*Given task*. Can you print the data exactly and leave out each image?
:: Given material ::
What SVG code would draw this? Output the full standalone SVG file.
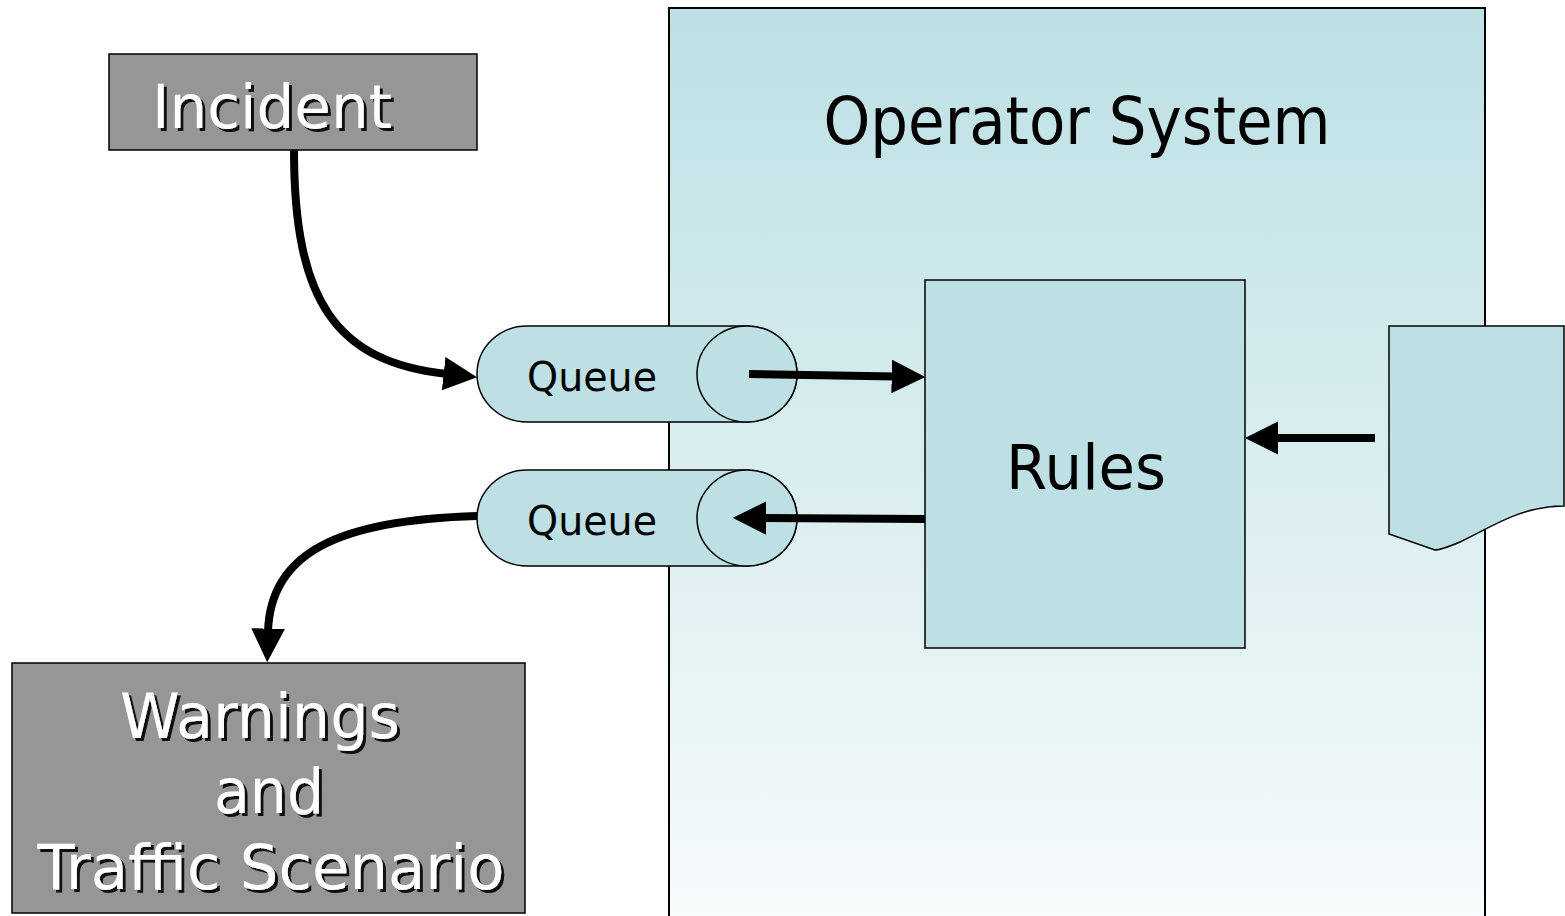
<svg xmlns="http://www.w3.org/2000/svg" width="1565" height="916" viewBox="0 0 1565 916">
<defs>
<linearGradient id="opg" x1="0" y1="0" x2="0" y2="1">
<stop offset="0" stop-color="#bce0e3"/>
<stop offset="1" stop-color="#f7fbfc"/>
</linearGradient>
<filter id="sh" x="-10%" y="-20%" width="130%" height="150%">
<feDropShadow dx="3" dy="3" stdDeviation="0.5" flood-color="#000" flood-opacity="0.9"/>
</filter>
<marker id="ah" viewBox="0 0 10 10" refX="1" refY="5" markerWidth="4.2" markerHeight="4.2" markerUnits="strokeWidth" orient="auto">
<path d="M0,0 L10,5 L0,10 Z" fill="#000"/>
</marker>
</defs>
<style>
.lbl{font-family:"DejaVu Sans","Liberation Sans",sans-serif;fill:#000}
.wlbl{font-family:"DejaVu Sans","Liberation Sans",sans-serif;fill:#fff;filter:url(#sh)}
.gray{fill:#969696;stroke:#000;stroke-width:1.5}
.teal{fill:#bce0e3;stroke:#000;stroke-width:1.5}
.conn{fill:none;stroke:#000;stroke-width:8;marker-end:url(#ah)}
</style>
<g id="operator-system">
<rect x="669" y="8" width="816" height="920" fill="url(#opg)" stroke="#000" stroke-width="2"/>
<text class="lbl" x="1077" y="144" font-size="66" text-anchor="middle" textLength="507" lengthAdjust="spacingAndGlyphs">Operator System</text>
</g>
<g id="rules">
<rect class="teal" x="925" y="280" width="320" height="368"/>
<text class="lbl" x="1086" y="489" font-size="62" text-anchor="middle" textLength="160" lengthAdjust="spacingAndGlyphs">Rules</text>
</g>
<g id="document">
<path class="teal" d="M1389,326 H1564 V506 C1520,506 1490,528 1460,542 C1448,547 1440,550 1435,550 L1389,534 Z"/>
</g>
<g id="incident">
<rect class="gray" x="109" y="54" width="368" height="96"/>
<text class="wlbl" x="272" y="128" font-size="60" text-anchor="middle" textLength="240" lengthAdjust="spacingAndGlyphs">Incident</text>
</g>
<g id="queue-in">
<path class="teal" d="M527,326 H747 A50,48 0 0 1 747,422 H527 A50,48 0 0 1 527,326 Z"/>
<ellipse class="teal" cx="747" cy="374" rx="50" ry="48"/>
<text class="lbl" x="592" y="391" font-size="40" text-anchor="middle" textLength="130" lengthAdjust="spacingAndGlyphs">Queue</text>
</g>
<g id="queue-out">
<path class="teal" d="M527,470 H747 A50,48 0 0 1 747,566 H527 A50,48 0 0 1 527,470 Z"/>
<ellipse class="teal" cx="747" cy="518" rx="50" ry="48"/>
<text class="lbl" x="592" y="535" font-size="40" text-anchor="middle" textLength="130" lengthAdjust="spacingAndGlyphs">Queue</text>
</g>
<g id="warnings">
<rect class="gray" x="12" y="663" width="513" height="250"/>
<text class="wlbl" x="260" y="738" font-size="62" text-anchor="middle" textLength="280" lengthAdjust="spacingAndGlyphs">Warnings</text>
<text class="wlbl" x="269" y="813" font-size="62" text-anchor="middle" textLength="110" lengthAdjust="spacingAndGlyphs">and</text>
<text class="wlbl" x="271" y="889" font-size="62" text-anchor="middle" textLength="467" lengthAdjust="spacingAndGlyphs">Traffic Scenario</text>
</g>
<g id="connectors">
<path class="conn" d="M294,150 C294,300 335,362 447,374"/>
<path class="conn" d="M749,374 L895,376.5"/>
<path class="conn" d="M925,519 L763,518"/>
<path class="conn" d="M1375,438 L1275,438"/>
<path class="conn" d="M477,516 C340,520 270,552 268,632"/>
</g>
</svg>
:::
*Result below*.
What SVG code would draw this? Output the full standalone SVG file.
<svg xmlns="http://www.w3.org/2000/svg" width="1565" height="916" viewBox="0 0 1565 916">
<defs>
<linearGradient id="opg" x1="0" y1="0" x2="0" y2="1">
<stop offset="0" stop-color="#bce0e3"/>
<stop offset="1" stop-color="#f7fbfc"/>
</linearGradient>
<filter id="sh" x="-10%" y="-20%" width="130%" height="150%">
<feDropShadow dx="3" dy="3" stdDeviation="0.5" flood-color="#000" flood-opacity="0.9"/>
</filter>
<marker id="ah" viewBox="0 0 10 10" refX="1" refY="5" markerWidth="4.2" markerHeight="4.2" markerUnits="strokeWidth" orient="auto">
<path d="M0,0 L10,5 L0,10 Z" fill="#000"/>
</marker>
</defs>
<style>
.lbl{font-family:"DejaVu Sans","Liberation Sans",sans-serif;fill:#000}
.wlbl{font-family:"DejaVu Sans","Liberation Sans",sans-serif;fill:#fff;filter:url(#sh)}
.gray{fill:#969696;stroke:#000;stroke-width:1.5}
.teal{fill:#bce0e3;stroke:#000;stroke-width:1.5}
.conn{fill:none;stroke:#000;stroke-width:8;marker-end:url(#ah)}
</style>
<g id="operator-system">
<rect x="669" y="8" width="816" height="920" fill="url(#opg)" stroke="#000" stroke-width="2"/>
<text class="lbl" x="1077" y="144" font-size="66" text-anchor="middle" textLength="507" lengthAdjust="spacingAndGlyphs">Operator System</text>
</g>
<g id="rules">
<rect class="teal" x="925" y="280" width="320" height="368"/>
<text class="lbl" x="1086" y="489" font-size="62" text-anchor="middle" textLength="160" lengthAdjust="spacingAndGlyphs">Rules</text>
</g>
<g id="document">
<path class="teal" d="M1389,326 H1564 V506 C1520,506 1490,528 1460,542 C1448,547 1440,550 1435,550 L1389,534 Z"/>
</g>
<g id="incident">
<rect class="gray" x="109" y="54" width="368" height="96"/>
<text class="wlbl" x="272" y="128" font-size="60" text-anchor="middle" textLength="240" lengthAdjust="spacingAndGlyphs">Incident</text>
</g>
<g id="queue-in">
<path class="teal" d="M527,326 H747 A50,48 0 0 1 747,422 H527 A50,48 0 0 1 527,326 Z"/>
<ellipse class="teal" cx="747" cy="374" rx="50" ry="48"/>
<text class="lbl" x="592" y="391" font-size="40" text-anchor="middle" textLength="130" lengthAdjust="spacingAndGlyphs">Queue</text>
</g>
<g id="queue-out">
<path class="teal" d="M527,470 H747 A50,48 0 0 1 747,566 H527 A50,48 0 0 1 527,470 Z"/>
<ellipse class="teal" cx="747" cy="518" rx="50" ry="48"/>
<text class="lbl" x="592" y="535" font-size="40" text-anchor="middle" textLength="130" lengthAdjust="spacingAndGlyphs">Queue</text>
</g>
<g id="warnings">
<rect class="gray" x="12" y="663" width="513" height="250"/>
<text class="wlbl" x="260" y="738" font-size="62" text-anchor="middle" textLength="280" lengthAdjust="spacingAndGlyphs">Warnings</text>
<text class="wlbl" x="269" y="813" font-size="62" text-anchor="middle" textLength="110" lengthAdjust="spacingAndGlyphs">and</text>
<text class="wlbl" x="271" y="889" font-size="62" text-anchor="middle" textLength="467" lengthAdjust="spacingAndGlyphs">Traffic Scenario</text>
</g>
<g id="connectors">
<path class="conn" d="M294,150 C294,300 335,362 447,374"/>
<path class="conn" d="M749,374 L895,376.5"/>
<path class="conn" d="M925,519 L763,518"/>
<path class="conn" d="M1375,438 L1275,438"/>
<path class="conn" d="M477,516 C340,520 270,552 268,632"/>
</g>
</svg>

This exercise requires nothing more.